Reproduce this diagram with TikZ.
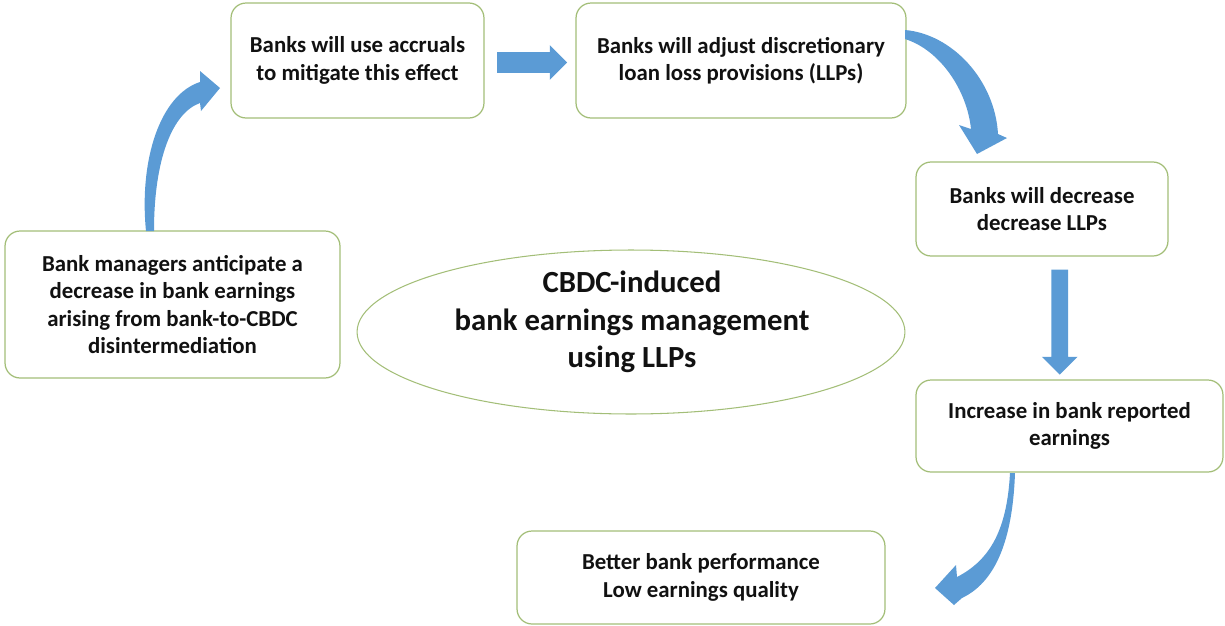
\documentclass[tikz,border=0pt]{standalone}
\usepackage{fontspec}
\setmainfont{Carlito}
\usetikzlibrary{positioning, calc, shapes.geometric, shapes.arrows}
\definecolor{leaf}{HTML}{A3BE78}
\definecolor{flow}{HTML}{5B9BD5}
\definecolor{ink}{HTML}{111111}

\begin{document}
\begin{tikzpicture}[
  x=0.02cm, y=-0.02cm,
  stepbox/.style={draw=leaf, fill=white, line width=0.7pt, rounded corners=0.3cm,
                  align=center, text=ink, inner sep=0pt,
                  font=\bfseries\fontsize{13}{15.5}\selectfont},
  core/.style={ellipse, draw=leaf, line width=0.6pt, inner sep=0pt,
               minimum width=10.96cm, minimum height=3.28cm},
  title/.style={align=center, text=ink, font=\bfseries\fontsize{17.5}{21.5}\selectfont},
  bar/.style={single arrow, fill=flow, draw=none, inner sep=#1,
              single arrow head indent=0pt},
]
\useasboundingbox (0,0) rectangle (1225,626);

% ─── the six steps ──────────────────────────────────────────────────────────
\node[stepbox, minimum width=6.7cm, minimum height=2.94cm] (anticipate) at (172.5,304.5)
      {Bank managers anticipate a\\ decrease in bank earnings\\
       arising from bank-to-CBDC\\ disintermediation};
\node[stepbox, minimum width=5.06cm, minimum height=2.3cm] (accruals) at (357.5,60.5)
      {Banks will use accruals\\ to mitigate this effect};
\node[stepbox, minimum width=6.6cm, minimum height=2.3cm] (adjust) at (741,60.5)
      {Banks will adjust discretionary\\ loan loss provisions (LLPs)};
\node[stepbox, minimum width=5.04cm, minimum height=1.88cm] (decrease) at (1042,209)
      {Banks will decrease\\ decrease LLPs};
\node[stepbox, minimum width=6.14cm, minimum height=1.84cm] (earnings) at (1069.5,426)
      {Increase in bank reported\\ earnings};
\node[stepbox, minimum width=7.36cm, minimum height=1.86cm] (outcome) at (701,577.5)
      {Better bank performance\\ Low earnings quality};

% ─── centre ellipse ─────────────────────────────────────────────────────────
\node[core] (hub) at (631,332) {};
\node[title] (hubtext) at ($(hub.center)+(1,-10)$)
      {CBDC-induced\\ bank earnings management\\ using LLPs};

% ─── straight block arrows ──────────────────────────────────────────────────
\node[bar=0.2cm, single arrow head extend=0.14cm, minimum height=1.4cm]
      (toadjust) at ($(accruals.east)!0.5!(adjust.west)+(-3,2)$) {};
\node[bar=0.16cm, single arrow head extend=0.19cm, minimum height=2.1cm,
      shape border rotate=270]
      (toearn) at ($(decrease.south)!0.5!(earnings.north)+(4,0)$) {};

% ─── curved block arrows (drawn as shapes) ──────────────────────────────────
% up out of the first box, bending right into the accruals box
\fill[flow] (146,231) .. controls (139,160) and (160,95) .. (200,82)
      -- (200,71) -- (220,88) -- (201,111) -- (200,103)
      .. controls (172,113) and (154,160) .. (154,231) -- cycle;
% off the LLP box, swinging down onto the decrease box
\fill[flow] (905,30) .. controls (952,34) and (995,80) .. (998,134)
      -- (1007,138) -- (977,154) -- (959,125) -- (971,129)
      .. controls (967,90) and (940,50) .. (905,39) -- cycle;
% under the earnings box, curling left towards the outcome
\fill[flow] (1015,473) .. controls (1013,530) and (1000,580) .. (962,598)
      -- (954,605) -- (935,588) -- (956,565) -- (957,577)
      .. controls (990,560) and (1007,530) .. (1010,473) -- cycle;

\end{tikzpicture}
\end{document}
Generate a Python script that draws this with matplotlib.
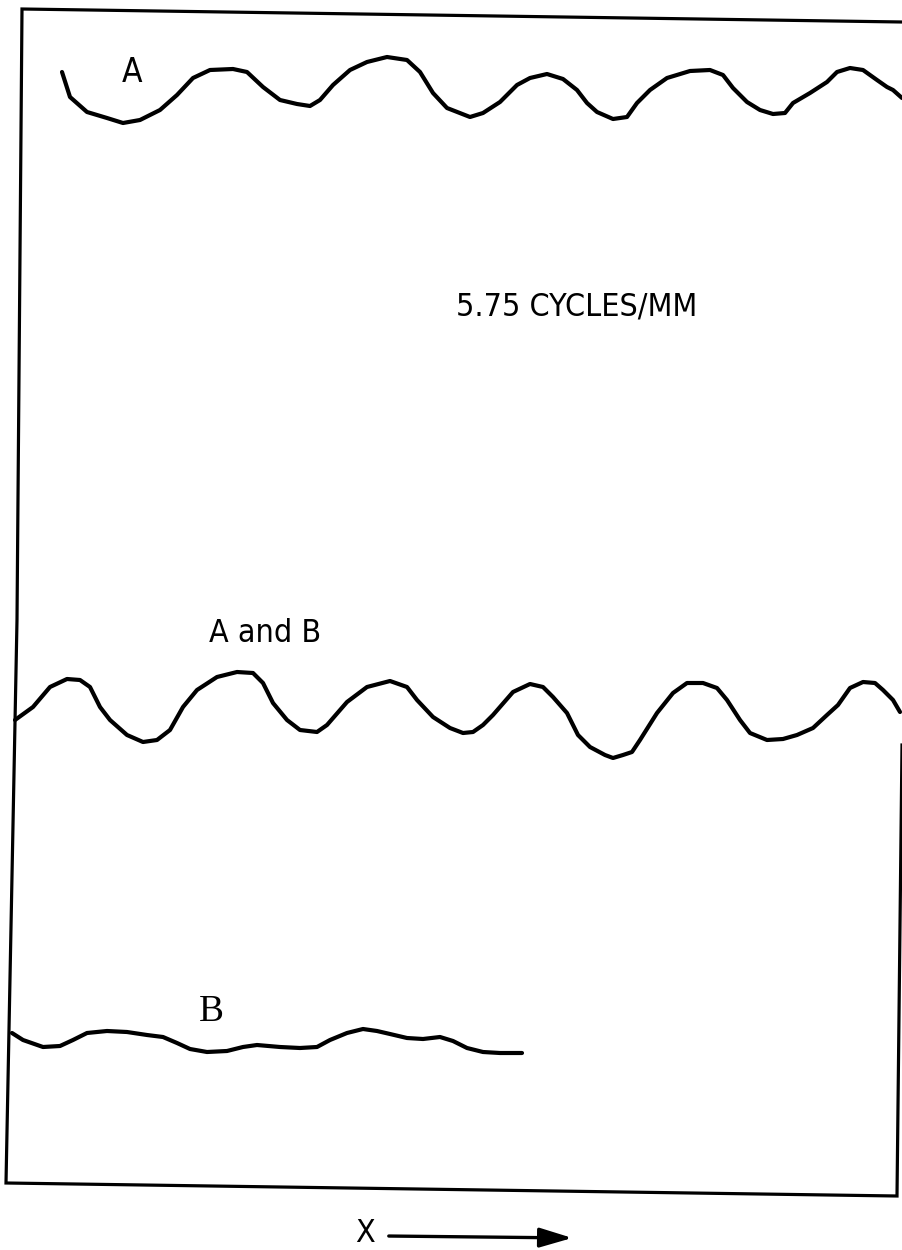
import matplotlib
matplotlib.use("Agg")
import matplotlib.pyplot as plt
from matplotlib import font_manager

# trace A, top of the sheet
A_X = [62, 70, 87, 107, 123, 140, 160, 177, 193, 210, 233, 247, 263, 280, 297, 310, 320, 333,
       350, 367, 387, 407, 420, 433, 447, 470, 483, 500, 517, 530, 547, 563, 577, 587, 597, 613,
       627, 637, 650, 667, 690, 710, 723, 733, 747, 760, 773, 785, 793, 810, 827, 837, 850, 863,
       877, 887, 893, 902]
A_Y = [72, 97, 112, 118, 123, 120, 110, 95, 78, 70, 69, 72, 87, 100, 104, 106, 100, 85,
       70, 62, 57, 60, 72, 93, 108, 117, 113, 102, 85, 78, 74, 79, 90, 103, 112, 119,
       117, 103, 90, 78, 71, 70, 75, 88, 102, 110, 114, 113, 103, 93, 82, 72, 68, 70,
       80, 87, 90, 98]

# trace A and B combined
AB_X = [15, 33, 50, 67, 80, 90, 100, 110, 127, 143, 157, 170, 183, 197, 217, 237, 253, 263,
        273, 287, 300, 317, 327, 347, 367, 390, 407, 417, 433, 450, 463, 473, 483, 493, 513,
        530, 543, 553, 567, 578, 590, 605, 613, 623, 632, 640, 657, 673, 687, 703, 717, 727,
        740, 750, 767, 783, 797, 813, 827, 838, 850, 863, 875, 883, 893, 900]
AB_Y = [720, 707, 687, 679, 680, 687, 707, 720, 735, 742, 740, 730, 707, 690, 677, 672, 673, 683,
        703, 720, 730, 732, 725, 702, 687, 681, 687, 700, 717, 728, 733, 732, 725, 715, 692,
        684, 687, 697, 713, 735, 747, 755, 758, 755, 752, 740, 713, 693, 683, 683, 688, 700,
        720, 733, 740, 739, 735, 728, 715, 705, 688, 682, 683, 690, 700, 712]

# trace B alone
B_X = [12, 23, 43, 60, 73, 87, 107, 127, 147, 163, 177, 190, 207, 227, 243, 257, 280, 300,
       317, 330, 347, 363, 377, 390, 407, 423, 440, 453, 467, 483, 500, 522]
B_Y = [1033, 1040, 1047, 1046, 1040, 1033, 1031, 1032, 1035, 1037, 1043, 1049, 1052, 1051,
       1047, 1045, 1047, 1048, 1047, 1040, 1033, 1029, 1031, 1034, 1038, 1039, 1037, 1041,
       1048, 1052, 1053, 1053]

# hand drawn frame (right side runs off the sheet above the middle trace)
FRAME_X = [902, 22, 17, 6, 897, 902]
FRAME_Y = [22, 9, 620, 1183, 1196, 745]

LABELS = ["A", "A and B", "B"]
FREQ_TEXT = "5.75 CYCLES/MM"
AXIS_TEXT = "X"


def lettering_font():
    # narrow lettering if a condensed face is installed, else plain sans
    for f in font_manager.fontManager.ttflist:
        if f.name in ("DejaVu Sans", "Liberation Sans Narrow") and 'ondensed' in str(f.stretch) + f.fname:
            return dict(family=f.name, stretch='condensed'), True
    for f in font_manager.fontManager.ttflist:
        if f.name == "Liberation Sans Narrow":
            return dict(family=f.name), True
    return dict(family="Roboto"), False


def main():
    sans, narrow = lettering_font()
    serif = dict(family="Liberation Serif")

    fig = plt.figure(figsize=(9.02, 12.5), dpi=100)
    ax = fig.add_axes([0, 0, 1, 1])
    ax.set_xlim(0, 902)
    ax.set_ylim(1250, 0)
    ax.axis('off')

    ax.plot(FRAME_X, FRAME_Y, color='black', lw=2.3, solid_joinstyle='miter')

    for xs, ys in [(A_X, A_Y), (AB_X, AB_Y), (B_X, B_Y)]:
        ax.plot(xs, ys, color='black', lw=3.0, solid_joinstyle='round', solid_capstyle='round')

    big = 23 if narrow else 20
    ax.text(132, 73, LABELS[0], fontsize=big + 1, ha='center', va='center', **sans)
    ax.text(265, 633, LABELS[1], fontsize=big, ha='center', va='center', **sans)
    ax.text(211, 1012, LABELS[2], fontsize=27, ha='center', va='center', **serif)
    ax.text(577, 307, FREQ_TEXT, fontsize=big, ha='center', va='center', **sans)

    ax.text(365, 1233, AXIS_TEXT, fontsize=big, ha='center', va='center', **sans)
    ax.annotate('', xy=(575, 1238), xytext=(386, 1236),
                arrowprops=dict(arrowstyle='-|>,head_length=1.0,head_width=0.3',
                                mutation_scale=20, lw=2.4, color='black'))

    fig.savefig('out.png', dpi=100, facecolor='white')


if __name__ == "__main__":
    main()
=-=-=
Your task - With the pictures removed from your copy, retype the lines above from the one that contains "Generate a Python" through the one that contains "from matplotlib import font_manager", exactly.

Written answer -
Generate a Python script that draws this with matplotlib.
import matplotlib
matplotlib.use("Agg")
import matplotlib.pyplot as plt
from matplotlib import font_manager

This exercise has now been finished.